_CHALLENGE_
The listing below begins with the first line you should copy; stop after the line containing "0.4545, 0.448, 0.436, 0.417, 0.409]", and drop every picture.

_SOURCE DATA_
◇ ◇ ◇ ◇

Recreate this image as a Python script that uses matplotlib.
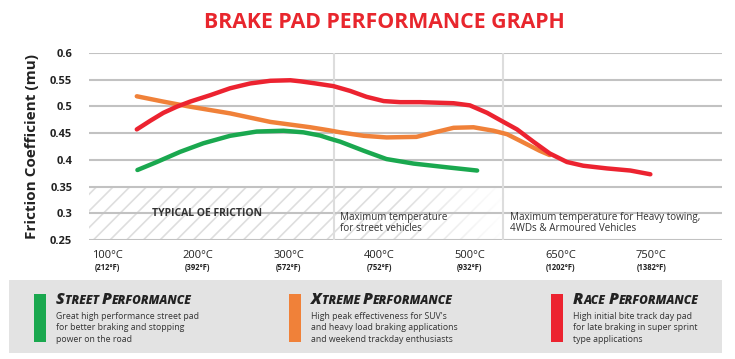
import matplotlib
matplotlib.use("Agg")
import matplotlib.pyplot as plt
from matplotlib.patches import Rectangle
from matplotlib.offsetbox import TextArea, HPacker, AnnotationBbox
import numpy as np

plt.rcParams["font.family"] = ["Open Sans", "DejaVu Sans"]
plt.rcParams["hatch.linewidth"] = 1.2

# category axis
temps_c = ["100°C", "200°C", "300°C", "400°C", "500°C", "650°C", "750°C"]
temps_f = ["(212°F)", "(392°F)", "(572°F)", "(752°F)", "(932°F)", "(1202°F)", "(1382°F)"]
yticks = [0.25, 0.3, 0.35, 0.4, 0.45, 0.5, 0.55, 0.6]

# curves (x in category steps)
street_x = [0.334, 0.548, 0.805, 1.06, 1.356, 1.65, 1.944, 2.165, 2.35, 2.45, 2.57, 2.83, 3.08, 3.38, 3.75, 4.08]
street_y = [0.381, 0.396, 0.415, 0.431, 0.445, 0.453, 0.4545, 0.4515, 0.4455, 0.440, 0.434, 0.417, 0.4015, 0.393,
            0.386, 0.380]

xtreme_x = [0.327, 0.62, 0.915, 1.356, 1.80, 2.24, 2.44, 2.57, 2.83, 3.08, 3.41, 3.6, 3.82, 4.04, 4.26, 4.41,
            4.55, 4.77, 4.88]
xtreme_y = [0.519, 0.509, 0.4995, 0.487, 0.471, 0.461, 0.4555, 0.4515, 0.445, 0.442, 0.443, 0.451, 0.460, 0.461,
            0.4545, 0.448, 0.436, 0.417, 0.409]

race_x = [0.327, 0.474, 0.62, 0.768, 0.915, 1.136, 1.356, 1.577, 1.80, 2.02, 2.13, 2.3, 2.495, 2.68, 2.86, 3.05,
          3.23, 3.45, 3.82, 4.0, 4.19, 4.37, 4.52, 4.70, 4.88, 5.07, 5.25, 5.51, 5.77, 5.99]
race_y = [0.457, 0.473, 0.488, 0.4995, 0.509, 0.521, 0.534, 0.543, 0.548, 0.549, 0.547, 0.543, 0.538, 0.529,
          0.518, 0.510, 0.508, 0.508, 0.506, 0.502, 0.488, 0.471, 0.457, 0.434, 0.412, 0.396, 0.389, 0.384,
          0.380, 0.373]

green = "#1aa84f"
orange = "#f08139"
red = "#ec2330"

names = [["Street", "Performance"], ["Xtreme", "Performance"], ["Race", "Performance"]]
descs = ["Great high performance street pad\nfor better braking and stopping\npower on the road",
         "High peak effectiveness for SUV's\nand heavy load braking applications\nand weekend trackday enthusiasts",
         "High initial bite track day pad\nfor late braking in super sprint\ntype applications"]
colors = [green, orange, red]

W, H = 735, 359
fig = plt.figure(figsize=(W / 100, H / 100), dpi=100)
ax = fig.add_axes([89 / W, 1 - 240 / H, (722 - 89) / W, (240 - 53) / H])
ax.set_xlim(-0.2, 6.78)
ax.set_ylim(0.25, 0.6)
for s in ax.spines.values():
    s.set_visible(False)
ax.set_xticks([])
ax.set_yticks(yticks)
ax.set_yticklabels([("%g" % v) for v in yticks], fontsize=8, fontweight="bold", color="#222222")
ax.tick_params(axis="y", length=0, pad=12)

# hatched "typical OE" band, fading out to the right
ax.fill_between([-0.2, 4.4], 0.25, 0.35, facecolor="none", edgecolor="#dedede", hatch="//", linewidth=0, zorder=1)
grad = np.ones((2, 100, 4))
grad[..., 3] = np.linspace(0, 1, 100)
ax.imshow(grad, extent=[3.2, 4.4, 0.25, 0.35], aspect="auto", zorder=1.5, interpolation="bilinear")

for v in yticks:
    ax.axhline(v, color="#c2c2c2", lw=1.5, zorder=2)
for xv in [2.5, 4.37]:
    ax.axvline(xv, color="#dddddd", lw=1.5, zorder=2)

ax.text(0.5, 0.30, "TYPICAL OE FRICTION", fontsize=7.5, fontweight="bold", color="#333333", va="center", zorder=3)
ax.text(2.57, 0.282, "Maximum temperature\nfor street vehicles", fontsize=7.1, color="#333333", va="center",
        linespacing=1.05, zorder=3)
ax.text(4.44, 0.282, "Maximum temperature for Heavy towing,\n4WDs & Armoured Vehicles", fontsize=7.1,
        color="#333333", va="center", linespacing=1.05, zorder=3)

ax.plot(street_x, street_y, color=green, lw=3.2, solid_capstyle="round", solid_joinstyle="round", zorder=4)
ax.plot(xtreme_x, xtreme_y, color=orange, lw=3.2, solid_capstyle="round", solid_joinstyle="round", zorder=4)
ax.plot(race_x, race_y, color=red, lw=3.2, solid_capstyle="round", solid_joinstyle="round", zorder=5)

for i, (c, f) in enumerate(zip(temps_c, temps_f)):
    ax.text(i, -0.085, c, transform=ax.get_xaxis_transform(), ha="center", va="center",
            fontsize=8, color="#222222")
    ax.text(i, -0.145, f, transform=ax.get_xaxis_transform(), ha="center", va="center",
            fontsize=5.5, fontweight="bold", color="#222222")

ax.set_ylabel("Friction Coefficient (mu)", fontsize=11, fontweight="bold", color="#222222", labelpad=8)

fig.text(384 / W, 1 - 22 / H, "BRAKE PAD PERFORMANCE GRAPH", ha="center", va="center",
         fontsize=15.3, fontweight="bold", color="#e8262d")

# legend panel
fig.add_artist(Rectangle((9 / W, 6 / H), 713 / W, 73 / H, transform=fig.transFigure,
                         facecolor="#e3e3e3", edgecolor="none"))
bar_x = [34, 289, 551]
for bx, nm, d, c in zip(bar_x, names, descs, colors):
    fig.add_artist(Rectangle((bx / W, 1 - 342 / H), 12 / W, 48 / H, transform=fig.transFigure,
                             facecolor=c, edgecolor="none"))
    parts = []
    for k, word in enumerate(nm):
        big = dict(fontsize=11.5, fontweight="heavy", fontstyle="italic", color="#222222")
        small = dict(fontsize=8.6, fontweight="heavy", fontstyle="italic", color="#222222")
        parts.append(TextArea(word[0].upper(), textprops=big))
        rest = word[1:].upper() + (" " if k < len(nm) - 1 else "")
        parts.append(TextArea(rest, textprops=small))
    pack = HPacker(children=parts, align="baseline", pad=0, sep=0)
    ab = AnnotationBbox(pack, ((bx + 22) / W, 1 - 300 / H), xycoords="figure fraction",
                        box_alignment=(0, 0.5), frameon=False, pad=0)
    fig.add_artist(ab)
    fig.text((bx + 22) / W, 1 - 328 / H, d, fontsize=6.3, color="#333333", va="center", linespacing=1.38)

fig.savefig("out.png", dpi=100)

◇ ◇ ◇ ◇

_TASK SOLUTION_
Recreate this image as a Python script that uses matplotlib.
import matplotlib
matplotlib.use("Agg")
import matplotlib.pyplot as plt
from matplotlib.patches import Rectangle
from matplotlib.offsetbox import TextArea, HPacker, AnnotationBbox
import numpy as np

plt.rcParams["font.family"] = ["Open Sans", "DejaVu Sans"]
plt.rcParams["hatch.linewidth"] = 1.2

# category axis
temps_c = ["100°C", "200°C", "300°C", "400°C", "500°C", "650°C", "750°C"]
temps_f = ["(212°F)", "(392°F)", "(572°F)", "(752°F)", "(932°F)", "(1202°F)", "(1382°F)"]
yticks = [0.25, 0.3, 0.35, 0.4, 0.45, 0.5, 0.55, 0.6]

# curves (x in category steps)
street_x = [0.334, 0.548, 0.805, 1.06, 1.356, 1.65, 1.944, 2.165, 2.35, 2.45, 2.57, 2.83, 3.08, 3.38, 3.75, 4.08]
street_y = [0.381, 0.396, 0.415, 0.431, 0.445, 0.453, 0.4545, 0.4515, 0.4455, 0.440, 0.434, 0.417, 0.4015, 0.393,
            0.386, 0.380]

xtreme_x = [0.327, 0.62, 0.915, 1.356, 1.80, 2.24, 2.44, 2.57, 2.83, 3.08, 3.41, 3.6, 3.82, 4.04, 4.26, 4.41,
            4.55, 4.77, 4.88]
xtreme_y = [0.519, 0.509, 0.4995, 0.487, 0.471, 0.461, 0.4555, 0.4515, 0.445, 0.442, 0.443, 0.451, 0.460, 0.461,
            0.4545, 0.448, 0.436, 0.417, 0.409]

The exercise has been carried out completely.